§ Material
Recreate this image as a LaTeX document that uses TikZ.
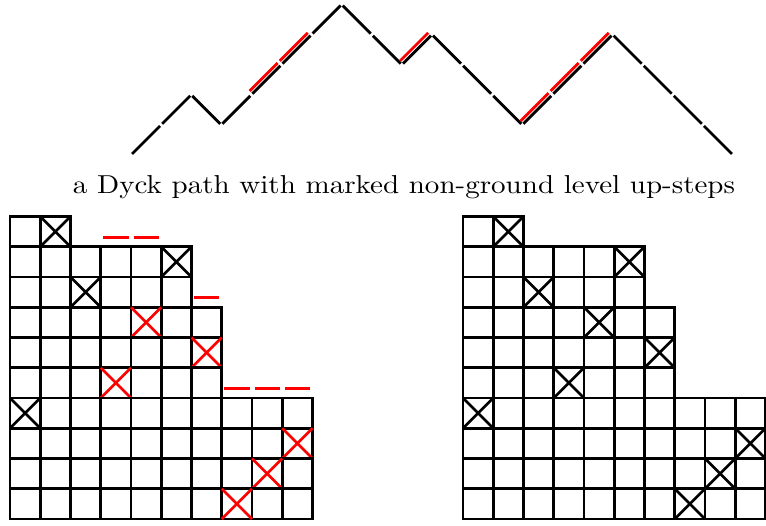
\documentclass[tikz,border=0pt]{standalone}
\begin{document}
\begin{tikzpicture}[x=1pt,y=-1pt,
  gridline/.style={line width=2.9pt},
  cross/.style={line width=2.7pt},
  pathstep/.style={line width=2.8pt,shorten >=1.5pt,shorten <=1.5pt},
  redstep/.style={line width=2.8pt,red,shorten >=1.5pt,shorten <=1.5pt},
  reddash/.style={line width=2.8pt,red,shorten >=2.5pt,shorten <=2.5pt}]
\useasboundingbox (0,0) rectangle (766,525);
\def\s{30.1}
\def\cs{30.25}
% Dyck path
\foreach \i/\a/\b/\r in {1/0/1/0, 2/1/2/0, 3/2/1/0, 4/1/2/0, 5/2/3/1, 6/3/4/1, 7/4/5/0, 8/5/4/0, 9/4/3/0, 10/3/4/1, 11/4/3/0, 12/3/2/0, 13/2/1/0, 14/1/2/1, 15/2/3/1, 16/3/4/1, 17/4/3/0, 18/3/2/0, 19/2/1/0, 20/1/0/0} {
  \coordinate (p) at ({131+(\i-1)*\s},{155-\a*\s});
  \coordinate (q) at ({131+\i*\s},{155-\b*\s});
  \draw[pathstep] (p) -- (q);
  \ifnum\r=1 \draw[redstep] ([shift={(-2.8,-2.8)}]p) -- ([shift={(-2.8,-2.8)}]q); \fi
}
\node[anchor=base, inner sep=0pt] (cap) at (404,193) {\resizebox{662pt}{18pt}{a Dyck path with marked non-ground level up-steps}};
% grids
\foreach \gx/\isleft in {10/1, 463/0} {
  \foreach \r/\n/\c/\red in {1/2/2/0, 2/6/6/0, 3/6/3/0, 4/7/5/1, 5/7/7/1, 6/7/4/1, 7/10/1/0, 8/10/10/1, 9/10/9/1, 10/10/8/1} {
    \pgfmathsetmacro\ty{216.5+(\r-1)*\cs}
    \foreach \k in {1,...,\n} \draw[gridline] ({\gx+(\k-1)*\cs},\ty) rectangle ++(\cs,\cs);
    \pgfmathtruncatemacro\isred{\isleft*\red}
    \ifnum\isred=1 \def\xc{red}\else\def\xc{black}\fi
    \draw[cross,\xc] ({\gx+(\c-1)*\cs},\ty) -- ++(\cs,\cs) ({\gx+\c*\cs},\ty) -- ++(-\cs,\cs);
  }
}
% red dashes above left grid
\foreach \c/\r in {4/2,5/2,7/4,8/7,9/7,10/7}
  \draw[reddash] ({10+(\c-1)*\cs},{216.5+(\r-1)*\cs-9.5}) -- ++(\cs,0);
\end{tikzpicture}
\end{document}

§ Task details
Your task is to repeat the material above exactly, without its pictures.

§ Correct result
Recreate this image as a LaTeX document that uses TikZ.
\documentclass[tikz,border=0pt]{standalone}
\begin{document}
\begin{tikzpicture}[x=1pt,y=-1pt,
  gridline/.style={line width=2.9pt},
  cross/.style={line width=2.7pt},
  pathstep/.style={line width=2.8pt,shorten >=1.5pt,shorten <=1.5pt},
  redstep/.style={line width=2.8pt,red,shorten >=1.5pt,shorten <=1.5pt},
  reddash/.style={line width=2.8pt,red,shorten >=2.5pt,shorten <=2.5pt}]
\useasboundingbox (0,0) rectangle (766,525);
\def\s{30.1}
\def\cs{30.25}
% Dyck path
\foreach \i/\a/\b/\r in {1/0/1/0, 2/1/2/0, 3/2/1/0, 4/1/2/0, 5/2/3/1, 6/3/4/1, 7/4/5/0, 8/5/4/0, 9/4/3/0, 10/3/4/1, 11/4/3/0, 12/3/2/0, 13/2/1/0, 14/1/2/1, 15/2/3/1, 16/3/4/1, 17/4/3/0, 18/3/2/0, 19/2/1/0, 20/1/0/0} {
  \coordinate (p) at ({131+(\i-1)*\s},{155-\a*\s});
  \coordinate (q) at ({131+\i*\s},{155-\b*\s});
  \draw[pathstep] (p) -- (q);
  \ifnum\r=1 \draw[redstep] ([shift={(-2.8,-2.8)}]p) -- ([shift={(-2.8,-2.8)}]q); \fi
}
\node[anchor=base, inner sep=0pt] (cap) at (404,193) {\resizebox{662pt}{18pt}{a Dyck path with marked non-ground level up-steps}};
% grids
\foreach \gx/\isleft in {10/1, 463/0} {
  \foreach \r/\n/\c/\red in {1/2/2/0, 2/6/6/0, 3/6/3/0, 4/7/5/1, 5/7/7/1, 6/7/4/1, 7/10/1/0, 8/10/10/1, 9/10/9/1, 10/10/8/1} {
    \pgfmathsetmacro\ty{216.5+(\r-1)*\cs}
    \foreach \k in {1,...,\n} \draw[gridline] ({\gx+(\k-1)*\cs},\ty) rectangle ++(\cs,\cs);
    \pgfmathtruncatemacro\isred{\isleft*\red}
    \ifnum\isred=1 \def\xc{red}\else\def\xc{black}\fi
    \draw[cross,\xc] ({\gx+(\c-1)*\cs},\ty) -- ++(\cs,\cs) ({\gx+\c*\cs},\ty) -- ++(-\cs,\cs);
  }
}
% red dashes above left grid
\foreach \c/\r in {4/2,5/2,7/4,8/7,9/7,10/7}
  \draw[reddash] ({10+(\c-1)*\cs},{216.5+(\r-1)*\cs-9.5}) -- ++(\cs,0);
\end{tikzpicture}
\end{document}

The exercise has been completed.